Later we add an automated way to pick things out of inventory. This machine will publish an Inventory Picked event that the existing inventory service needs to know about so it can remove that item picked from inventory. On top of that, this new service needs to catch up to where the inventory service is since things have been added and removed from inventory while this new service didn't exist.

Does the inventory service need a new version at the time this picker service is introduced (because there is a new event it cares about that didn't exist before)? How does the inventory service get caught up without having a direct dependency on the inventory service?

Best Answer

At a high level I feel that every service should [..] Not have direct dependencies on other services

That is not necessarily a realistic expectation.

If we're talking functional dependency, microservices still depend on each other in the sense that service A may call service B, and B's absence may render A unable to perform its own job. For example, you can't place an order (A) when the warehouse service can't confirm that the item is in stock (B). That's not a technical constraint, but rather a business decision for A to depend on B's information.

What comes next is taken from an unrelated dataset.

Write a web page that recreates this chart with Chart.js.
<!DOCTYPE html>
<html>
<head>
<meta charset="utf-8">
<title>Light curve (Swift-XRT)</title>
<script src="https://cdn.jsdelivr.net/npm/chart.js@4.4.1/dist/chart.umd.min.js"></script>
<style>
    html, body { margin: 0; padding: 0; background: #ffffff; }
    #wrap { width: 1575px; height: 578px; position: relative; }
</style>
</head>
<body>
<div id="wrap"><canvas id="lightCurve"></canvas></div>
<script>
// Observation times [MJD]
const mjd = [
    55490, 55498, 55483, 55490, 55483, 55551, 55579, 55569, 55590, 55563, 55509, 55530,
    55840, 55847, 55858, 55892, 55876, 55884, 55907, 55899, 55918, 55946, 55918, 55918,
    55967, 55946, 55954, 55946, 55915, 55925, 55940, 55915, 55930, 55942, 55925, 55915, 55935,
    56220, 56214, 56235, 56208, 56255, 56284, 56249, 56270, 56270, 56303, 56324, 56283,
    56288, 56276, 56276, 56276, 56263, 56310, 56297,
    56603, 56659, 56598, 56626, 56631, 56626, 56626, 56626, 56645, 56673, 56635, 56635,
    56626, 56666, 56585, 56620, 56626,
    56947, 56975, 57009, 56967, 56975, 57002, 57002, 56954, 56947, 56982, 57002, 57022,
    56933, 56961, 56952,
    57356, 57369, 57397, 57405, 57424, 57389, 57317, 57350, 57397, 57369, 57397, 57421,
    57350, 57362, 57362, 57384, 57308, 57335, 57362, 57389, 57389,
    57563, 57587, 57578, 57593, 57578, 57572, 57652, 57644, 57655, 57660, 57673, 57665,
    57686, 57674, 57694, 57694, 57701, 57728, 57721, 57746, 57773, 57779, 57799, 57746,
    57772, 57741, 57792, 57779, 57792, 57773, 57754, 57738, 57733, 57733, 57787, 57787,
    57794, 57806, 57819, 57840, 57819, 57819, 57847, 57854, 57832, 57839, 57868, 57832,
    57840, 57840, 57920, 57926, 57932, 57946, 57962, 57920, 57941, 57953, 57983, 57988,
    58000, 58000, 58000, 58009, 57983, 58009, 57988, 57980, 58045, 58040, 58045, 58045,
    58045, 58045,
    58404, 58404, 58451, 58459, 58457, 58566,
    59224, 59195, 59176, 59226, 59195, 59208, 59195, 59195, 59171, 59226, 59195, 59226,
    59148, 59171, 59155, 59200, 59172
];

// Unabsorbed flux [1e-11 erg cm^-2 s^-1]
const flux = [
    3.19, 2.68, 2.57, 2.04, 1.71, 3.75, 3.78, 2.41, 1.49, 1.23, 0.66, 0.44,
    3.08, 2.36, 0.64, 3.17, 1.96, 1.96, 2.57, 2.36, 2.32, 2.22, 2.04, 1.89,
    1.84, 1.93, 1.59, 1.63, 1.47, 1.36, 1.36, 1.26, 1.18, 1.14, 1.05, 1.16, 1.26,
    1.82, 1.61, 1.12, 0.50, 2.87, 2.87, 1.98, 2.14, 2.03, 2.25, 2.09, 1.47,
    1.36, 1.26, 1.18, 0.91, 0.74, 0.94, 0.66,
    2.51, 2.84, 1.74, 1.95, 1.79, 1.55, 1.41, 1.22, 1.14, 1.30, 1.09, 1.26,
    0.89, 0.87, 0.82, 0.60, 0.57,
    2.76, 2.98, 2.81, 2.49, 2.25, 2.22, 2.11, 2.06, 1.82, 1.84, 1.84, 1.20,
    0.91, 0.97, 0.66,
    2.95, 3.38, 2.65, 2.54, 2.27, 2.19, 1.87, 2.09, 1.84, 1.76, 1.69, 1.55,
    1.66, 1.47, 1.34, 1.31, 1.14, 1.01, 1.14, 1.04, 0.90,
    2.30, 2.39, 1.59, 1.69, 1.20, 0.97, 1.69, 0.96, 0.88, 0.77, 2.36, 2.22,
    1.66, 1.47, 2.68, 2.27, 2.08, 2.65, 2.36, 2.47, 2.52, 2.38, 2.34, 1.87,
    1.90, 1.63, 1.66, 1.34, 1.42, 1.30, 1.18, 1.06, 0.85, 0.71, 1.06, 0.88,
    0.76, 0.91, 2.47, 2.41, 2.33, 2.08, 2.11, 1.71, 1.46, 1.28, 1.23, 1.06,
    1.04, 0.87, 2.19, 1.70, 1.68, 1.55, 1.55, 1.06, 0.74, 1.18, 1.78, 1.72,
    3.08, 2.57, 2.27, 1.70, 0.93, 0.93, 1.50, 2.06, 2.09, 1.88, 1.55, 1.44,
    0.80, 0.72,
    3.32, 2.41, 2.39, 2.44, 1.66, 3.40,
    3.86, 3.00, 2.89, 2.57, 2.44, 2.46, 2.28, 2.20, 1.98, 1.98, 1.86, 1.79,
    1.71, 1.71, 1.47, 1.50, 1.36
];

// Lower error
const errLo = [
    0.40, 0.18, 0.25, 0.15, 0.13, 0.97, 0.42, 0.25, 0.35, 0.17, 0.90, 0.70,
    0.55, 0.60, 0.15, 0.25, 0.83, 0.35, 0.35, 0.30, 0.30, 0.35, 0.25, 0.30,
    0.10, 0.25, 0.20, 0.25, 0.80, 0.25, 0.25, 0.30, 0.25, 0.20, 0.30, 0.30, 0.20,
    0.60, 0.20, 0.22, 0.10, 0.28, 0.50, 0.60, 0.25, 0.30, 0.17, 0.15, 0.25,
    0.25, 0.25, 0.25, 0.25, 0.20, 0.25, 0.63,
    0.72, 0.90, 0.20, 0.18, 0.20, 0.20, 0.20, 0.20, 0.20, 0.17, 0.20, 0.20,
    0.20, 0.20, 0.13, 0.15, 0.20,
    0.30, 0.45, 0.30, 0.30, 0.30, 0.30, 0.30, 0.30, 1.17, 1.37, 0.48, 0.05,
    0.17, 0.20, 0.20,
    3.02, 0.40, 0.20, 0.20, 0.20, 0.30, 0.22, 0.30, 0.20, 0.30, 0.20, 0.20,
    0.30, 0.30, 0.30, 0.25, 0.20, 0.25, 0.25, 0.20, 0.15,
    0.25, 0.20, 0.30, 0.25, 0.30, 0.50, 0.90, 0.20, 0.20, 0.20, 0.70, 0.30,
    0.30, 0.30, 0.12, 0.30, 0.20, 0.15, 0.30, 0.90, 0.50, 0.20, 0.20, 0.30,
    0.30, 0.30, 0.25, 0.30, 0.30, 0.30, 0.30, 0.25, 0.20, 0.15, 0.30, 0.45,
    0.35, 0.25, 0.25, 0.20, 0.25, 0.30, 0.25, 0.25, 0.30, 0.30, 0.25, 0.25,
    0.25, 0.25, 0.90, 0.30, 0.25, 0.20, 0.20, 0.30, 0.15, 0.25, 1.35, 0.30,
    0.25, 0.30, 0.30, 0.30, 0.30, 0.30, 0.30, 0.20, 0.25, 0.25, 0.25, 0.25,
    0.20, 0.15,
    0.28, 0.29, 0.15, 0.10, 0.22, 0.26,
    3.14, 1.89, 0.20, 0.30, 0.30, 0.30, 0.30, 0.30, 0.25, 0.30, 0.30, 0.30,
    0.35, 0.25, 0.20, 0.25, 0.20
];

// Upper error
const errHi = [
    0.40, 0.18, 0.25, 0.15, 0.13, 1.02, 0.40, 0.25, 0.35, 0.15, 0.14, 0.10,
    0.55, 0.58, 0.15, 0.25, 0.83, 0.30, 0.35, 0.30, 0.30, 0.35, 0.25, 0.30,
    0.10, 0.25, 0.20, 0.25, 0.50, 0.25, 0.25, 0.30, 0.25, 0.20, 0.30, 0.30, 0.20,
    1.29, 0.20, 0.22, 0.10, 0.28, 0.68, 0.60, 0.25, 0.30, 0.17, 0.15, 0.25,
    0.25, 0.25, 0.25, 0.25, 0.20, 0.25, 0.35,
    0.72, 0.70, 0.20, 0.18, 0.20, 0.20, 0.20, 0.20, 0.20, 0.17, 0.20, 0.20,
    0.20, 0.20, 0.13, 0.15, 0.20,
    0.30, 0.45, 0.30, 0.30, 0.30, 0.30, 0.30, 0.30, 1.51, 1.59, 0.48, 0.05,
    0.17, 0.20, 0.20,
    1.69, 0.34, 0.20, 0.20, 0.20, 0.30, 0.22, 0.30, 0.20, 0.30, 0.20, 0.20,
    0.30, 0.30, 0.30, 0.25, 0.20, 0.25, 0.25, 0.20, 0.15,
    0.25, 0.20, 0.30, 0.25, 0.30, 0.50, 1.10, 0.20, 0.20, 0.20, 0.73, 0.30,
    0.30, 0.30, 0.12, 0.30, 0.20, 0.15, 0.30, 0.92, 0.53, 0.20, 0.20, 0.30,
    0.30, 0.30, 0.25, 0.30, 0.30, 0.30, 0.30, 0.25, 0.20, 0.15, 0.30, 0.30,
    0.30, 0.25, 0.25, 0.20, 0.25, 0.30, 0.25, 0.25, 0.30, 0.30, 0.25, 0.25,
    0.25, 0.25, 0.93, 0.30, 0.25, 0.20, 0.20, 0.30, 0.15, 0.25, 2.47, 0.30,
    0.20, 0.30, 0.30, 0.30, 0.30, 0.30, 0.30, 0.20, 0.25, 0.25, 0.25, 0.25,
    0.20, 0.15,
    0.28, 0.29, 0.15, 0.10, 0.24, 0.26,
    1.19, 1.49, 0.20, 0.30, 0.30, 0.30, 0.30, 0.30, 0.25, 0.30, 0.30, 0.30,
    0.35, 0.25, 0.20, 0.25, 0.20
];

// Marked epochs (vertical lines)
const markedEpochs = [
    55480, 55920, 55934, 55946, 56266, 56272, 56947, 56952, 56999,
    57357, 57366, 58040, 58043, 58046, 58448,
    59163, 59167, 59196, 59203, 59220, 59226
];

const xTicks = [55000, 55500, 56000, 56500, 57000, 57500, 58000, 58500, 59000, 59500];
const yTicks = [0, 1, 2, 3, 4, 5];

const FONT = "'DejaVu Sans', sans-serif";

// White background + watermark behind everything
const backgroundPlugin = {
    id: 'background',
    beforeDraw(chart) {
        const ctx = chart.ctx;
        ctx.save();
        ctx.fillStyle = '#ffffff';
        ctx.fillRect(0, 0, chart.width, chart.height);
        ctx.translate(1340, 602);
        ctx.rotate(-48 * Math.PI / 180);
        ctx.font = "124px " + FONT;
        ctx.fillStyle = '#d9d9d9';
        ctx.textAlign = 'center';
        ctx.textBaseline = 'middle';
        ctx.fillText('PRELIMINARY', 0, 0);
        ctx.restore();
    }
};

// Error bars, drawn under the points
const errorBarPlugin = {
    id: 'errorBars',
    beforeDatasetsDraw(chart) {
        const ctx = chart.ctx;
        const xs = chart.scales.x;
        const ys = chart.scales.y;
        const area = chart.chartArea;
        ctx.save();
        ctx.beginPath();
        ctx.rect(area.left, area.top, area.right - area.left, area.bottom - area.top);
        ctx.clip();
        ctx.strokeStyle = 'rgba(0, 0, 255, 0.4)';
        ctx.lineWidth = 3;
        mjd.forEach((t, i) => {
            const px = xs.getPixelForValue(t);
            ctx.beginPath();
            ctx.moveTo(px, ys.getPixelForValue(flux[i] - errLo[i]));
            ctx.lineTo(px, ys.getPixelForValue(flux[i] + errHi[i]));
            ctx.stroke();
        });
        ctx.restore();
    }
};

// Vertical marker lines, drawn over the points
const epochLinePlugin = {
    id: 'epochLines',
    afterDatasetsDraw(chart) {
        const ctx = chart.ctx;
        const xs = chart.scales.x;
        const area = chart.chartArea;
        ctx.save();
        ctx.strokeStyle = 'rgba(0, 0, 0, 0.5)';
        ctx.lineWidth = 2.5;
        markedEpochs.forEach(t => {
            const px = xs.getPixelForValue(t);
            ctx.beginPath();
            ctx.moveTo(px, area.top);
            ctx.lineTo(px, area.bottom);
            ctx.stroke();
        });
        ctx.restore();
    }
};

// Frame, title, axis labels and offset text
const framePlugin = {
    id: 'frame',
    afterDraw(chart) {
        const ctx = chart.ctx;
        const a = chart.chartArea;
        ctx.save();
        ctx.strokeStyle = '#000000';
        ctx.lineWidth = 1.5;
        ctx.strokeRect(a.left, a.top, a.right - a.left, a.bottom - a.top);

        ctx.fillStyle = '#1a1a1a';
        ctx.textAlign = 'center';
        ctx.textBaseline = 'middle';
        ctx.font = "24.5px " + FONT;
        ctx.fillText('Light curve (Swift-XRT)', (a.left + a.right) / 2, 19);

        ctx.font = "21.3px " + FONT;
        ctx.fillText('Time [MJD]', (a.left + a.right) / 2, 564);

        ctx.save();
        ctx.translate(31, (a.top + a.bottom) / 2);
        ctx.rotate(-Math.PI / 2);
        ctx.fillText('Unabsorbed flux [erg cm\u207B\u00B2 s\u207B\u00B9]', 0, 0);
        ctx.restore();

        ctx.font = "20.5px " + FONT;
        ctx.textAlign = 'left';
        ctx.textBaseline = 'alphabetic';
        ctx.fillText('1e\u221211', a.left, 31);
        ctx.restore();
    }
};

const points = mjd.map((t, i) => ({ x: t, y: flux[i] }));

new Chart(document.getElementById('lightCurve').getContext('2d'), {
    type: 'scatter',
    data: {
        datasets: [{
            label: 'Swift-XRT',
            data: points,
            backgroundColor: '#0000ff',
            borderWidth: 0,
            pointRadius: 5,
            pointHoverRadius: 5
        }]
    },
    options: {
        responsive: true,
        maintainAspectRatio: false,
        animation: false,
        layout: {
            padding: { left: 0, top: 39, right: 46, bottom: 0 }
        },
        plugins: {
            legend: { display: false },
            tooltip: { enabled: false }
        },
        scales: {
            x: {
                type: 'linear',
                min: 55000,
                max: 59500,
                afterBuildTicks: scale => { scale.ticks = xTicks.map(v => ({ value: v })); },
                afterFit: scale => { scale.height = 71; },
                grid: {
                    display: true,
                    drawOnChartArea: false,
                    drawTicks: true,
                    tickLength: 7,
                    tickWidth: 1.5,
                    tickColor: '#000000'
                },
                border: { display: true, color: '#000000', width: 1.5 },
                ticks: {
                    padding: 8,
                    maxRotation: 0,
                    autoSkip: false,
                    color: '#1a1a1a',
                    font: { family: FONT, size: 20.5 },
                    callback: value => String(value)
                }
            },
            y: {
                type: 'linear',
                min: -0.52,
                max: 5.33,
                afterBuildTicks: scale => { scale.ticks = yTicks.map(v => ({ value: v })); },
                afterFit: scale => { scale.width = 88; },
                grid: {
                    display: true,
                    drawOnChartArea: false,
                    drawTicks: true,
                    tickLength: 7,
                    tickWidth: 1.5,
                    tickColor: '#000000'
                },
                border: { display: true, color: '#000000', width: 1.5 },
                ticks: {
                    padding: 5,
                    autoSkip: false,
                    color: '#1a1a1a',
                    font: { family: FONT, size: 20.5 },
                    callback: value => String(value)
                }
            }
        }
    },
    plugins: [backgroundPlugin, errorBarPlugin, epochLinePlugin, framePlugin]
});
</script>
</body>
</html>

If we're talking runtime dependency, i.e. the order and warehouse service are a single app and live/die together, this is the sort of dependency that microservices avoid.

At a high level I feel that every service should [..] Pass the chaos monkey test (everything still working if a service goes down randomly)

See the above point. Just because other services remain online does not necessarily mean that they will work, when the downed service has been decided to be essential to the other services' work.

As a very clear example, if the identity provider goes down, you can expect many apps to stop functioning simply because there is no way to authenticate your users anymore.
Maybe an identity provider is a fringe example as a microservice, but similar examlpes can be made for any service in the right context. E.g. you cannot schedule a meeting (appointment service) if the room's availability (room service) or invitees' identity (people service) cannot be confirmed.

Where I'm struggling deals with adding a new service to the system. In order to do that how does the system handle [..] The new service catching up to what has happened in the system while it didn't exist

This conflicts with your earlier "owns its own data" constraint.

For the service to be able to catch up what happened in the past, this implies that there is some sort of central historical data storage that confirms what the system has done/recorded.

This directly contradicts the notion that a microservice architecture decentralizes your data storage, since every service stores its own data and is the sole owner/accessor of their own data storage.

That is to say, it should not be centralized information that just anyone accesses. However, you can shift this into something more microservicey: a historian service. This services is a microservice in and of itself, which is tasked with storing all necessary history, and serving that information to requesters.
Your new service then simply connects to the historian service, asking it to list events that happened in the past. On a technical level, this is no different from how any service fetches data from another service.

To be quite honest, I'm weary whether such a dependency on historical data is a good thing, or whether it's indicative of a bad design. I can't think of a valid use case where a new app somehow needs to replay the past when it didn't exist yet.
However, since I don't know the context of your applications, I'm unable to judge this as a definitively good or bad approach.

Where I'm struggling deals with adding a new service to the system. In order to do that how does the system handle [..] Existing services knowing about what events/commands that new service supports

I am unclear how this forms an obstacle.

You handle it just like how any codebase is made to handle any change to its environment: you update the code and redeploy the service. This is no different from any other change in what your application needs to be able to do.

Microservices don't avoid needing to update your code or redeploy your services. Microservices merely avoid needing to update services B, C or D when all you need to redeploy is service A.

The only other possible option, if not updating the code and redeploying, would be for a deployed service to somehow sense what's in the network and be able to figure out for itself how/if/when to use it and interact with it, without any developer implementing it manually. That's effectively an AI, which is well beyond the scope of what we're talking about here.